The point worth note is that it's not an archive of downloaded pages, it's data for the Blekko equivalent of PageRank (i.e. computed relationships, not just the pages). To generate this independently would not only require access to a large crawl, but also robust code and most probably a large cluster to compute it in reasonable time, not to mention legal advice to avoid stepping on Google (et al) patents.
If only certain other companies weren't so precious about their publicly derived data. Fabulous donation.
> not to mention legal advice to avoid stepping on Google (et al) patents.
You may be right, you may not be right, but if this is the equivalent of PageRanked data then you may not be in the clear to use this as is. After all if 'PageRank' went into producing it buying it and using it makes you the beneficiary of patent infringement.

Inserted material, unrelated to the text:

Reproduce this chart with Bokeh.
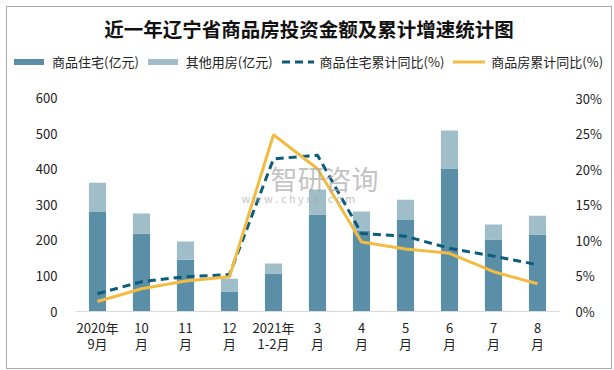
from bokeh.plotting import figure
from bokeh.layouts import column
from bokeh.models import (ColumnDataSource, FactorRange, Range1d, LinearAxis, Label,
                          FixedTicker, PrintfTickFormatter, Div)
from bokeh.embed import file_html
from bokeh.resources import INLINE

categories = ["2020年\n9月", "10\n月", "11\n月", "12\n月", "2021年\n1-2月", "3\n月",
              "4\n月", "5\n月", "6\n月", "7\n月", "8\n月"]
housing = [280, 219, 146, 56, 107, 273, 228, 258, 403, 203, 217]
other = [83, 57, 51, 36, 28, 71, 54, 57, 107, 42, 53]
housing_yoy = [2.5, 4.2, 4.9, 5.2, 21.5, 22.0, 11.0, 10.6, 8.9, 7.8, 6.6]
total_yoy = [1.4, 3.2, 4.3, 4.9, 24.9, 20.1, 9.8, 8.8, 8.2, 5.6, 3.9]
left_ticks = [0, 100, 200, 300, 400, 500, 600]
right_ticks = [0, 5, 10, 15, 20, 25, 30]
series_names = ["商品住宅(亿元)", "其他用房(亿元)", "商品住宅累计同比(%)", "商品房累计同比(%)"]
title_text = "近一年辽宁省商品房投资金额及累计增速统计图"

FONT = "Noto Sans CJK SC"
C_HOUSE = "#5b8fa7"
C_OTHER = "#a0bdca"
C_DASH = "#0d5b7a"
C_YEL = "#f2bc42"

# ---------------- header (title + legend) as HTML ----------------
def swatch_bar(color):
    return (f'<svg width="30" height="8" style="margin-right:8px">'
            f'<rect x="0" y="1" width="30" height="6" fill="{color}"/></svg>')

def swatch_line(color, dash=None):
    d = f' stroke-dasharray="{dash}"' if dash else ""
    return (f'<svg width="32" height="8" style="margin-right:6px">'
            f'<line x1="0" y1="4" x2="32" y2="4" stroke="{color}" stroke-width="3"{d}/></svg>')

swatches = [swatch_bar(C_HOUSE), swatch_bar(C_OTHER), swatch_line(C_DASH, "8 5"),
            swatch_line(C_YEL)]
items_html = "".join(
    f'<span style="display:inline-flex;align-items:center;margin-right:9px">{sw}'
    f'<span>{name}</span></span>'
    for sw, name in zip(swatches, series_names))

header_html = (
    f'<div style="position:relative;width:604px;height:73px;font-family:\'{FONT}\';">'
    f'<div style="position:absolute;left:0;top:8px;width:604px;text-align:center;'
    f'font-size:19.5px;font-weight:bold;color:#111;line-height:28px">{title_text}</div>'
    f'<div style="position:absolute;left:7px;top:46px;white-space:nowrap;font-size:13px;'
    f'color:#222;display:flex;align-items:center;line-height:18px">{items_html}</div>'
    f'</div>')
header = Div(text=header_html, width=604, height=73, margin=0)

# ---------------- main chart ----------------
src = ColumnDataSource(dict(cat=categories, housing=housing, other=other,
                            hyoy=housing_yoy, tyoy=total_yoy))

p = figure(width=604, height=288, x_range=FactorRange(*categories, range_padding=0),
           y_range=Range1d(0, 636.6), output_backend="svg", toolbar_location=None,
           min_border_left=68, min_border_right=52, min_border_bottom=57, min_border_top=5,
           margin=0)
p.extra_y_ranges = {"pct": Range1d(0, 31.83)}

bars = p.vbar_stack(["housing", "other"], x="cat", width=0.39, color=[C_HOUSE, C_OTHER],
                    line_color=None, source=src)
l1 = p.line(x="cat", y="hyoy", y_range_name="pct", source=src, line_color=C_DASH,
            line_width=3, line_dash="8 5")
l2 = p.line(x="cat", y="tyoy", y_range_name="pct", source=src, line_color=C_YEL,
            line_width=3)

p.yaxis.ticker = FixedTicker(ticks=left_ticks)
p.yaxis.axis_line_color = None
p.yaxis.major_tick_line_color = None
p.yaxis.minor_tick_line_color = None
p.yaxis.major_label_standoff = 12
p.yaxis.major_label_text_font = FONT
p.yaxis.major_label_text_font_size = "13px"
p.yaxis.major_label_text_color = "#222222"

rax = LinearAxis(y_range_name="pct", ticker=FixedTicker(ticks=right_ticks),
                 formatter=PrintfTickFormatter(format="%d%%"))
rax.axis_line_color = None
rax.major_tick_line_color = None
rax.minor_tick_line_color = None
rax.major_label_standoff = 10
rax.major_label_text_font = FONT
rax.major_label_text_font_size = "13px"
rax.major_label_text_color = "#222222"
p.add_layout(rax, "right")

p.xaxis.axis_line_color = "#d9d9d9"
p.xaxis.major_tick_line_color = None
p.xaxis.minor_tick_line_color = None
p.xaxis.major_label_text_font = FONT
p.xaxis.major_label_text_font_size = "13px"
p.xaxis.major_label_text_color = "#222222"
p.xaxis.major_label_text_line_height = 0.85
p.xaxis.major_label_standoff = 0
p.xaxis.axis_label_standoff = 0

p.xgrid.grid_line_color = None
p.ygrid.grid_line_color = None
p.outline_line_color = None

# watermark
p.add_layout(Label(x=195, y=133, x_units="screen", y_units="screen", text="智研咨询",
                   text_font=FONT, text_font_size="27px", text_color="#a8a8a8",
                   text_alpha=0.7, text_baseline="middle"))
p.add_layout(Label(x=166, y=114, x_units="screen", y_units="screen",
                   text="w  w  w  .  c  h  y  x  x  .  c  o  m",
                   text_font=FONT, text_font_size="11px", text_color="#a8a8a8",
                   text_alpha=0.7, text_baseline="middle"))

layout = column(header, p, spacing=0, margin=(6, 0, 0, 6),
                styles={"border": "1px solid #a9a9a9"})

open("out.html", "w").write(file_html(layout, INLINE))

Personally I'd say so-su-mi, but I still think that it should be noted that the fact that someone else did the infringing does not put you automatically in the clear when using the end product.
blekko doesn't compute PageRank, and we don't compute anything similar to it, either. It's highly gamed and less useful than you might think. (The academic equivalent of PageRank for research papers is highly gamed, too, by citation clubs...)
By the way, the original PageRank patent is owned and licensed by Stanford University, not by Google.
Can you tell us a little more about what the 'ranking metadata' is, as there's not much to go on from the announcement. It's also not clear whether the data is available only for Common Crawl's operational purposes, or whether it's intended to become an integral part of the public data set.
The ranking metadata consists of: domain ranks, url ranks, and booleans for whether blekko considers the domain or url to be webspam or porn. This list will expand in the future.
The data is currently available for Common Crawl's operational purposes, and is eventually going to be part of Common Crawl's public dataset. We're currently ironing out a useful format for making it efficiently accessible, compatible with some other metadata which Common Crawl is planning on making available.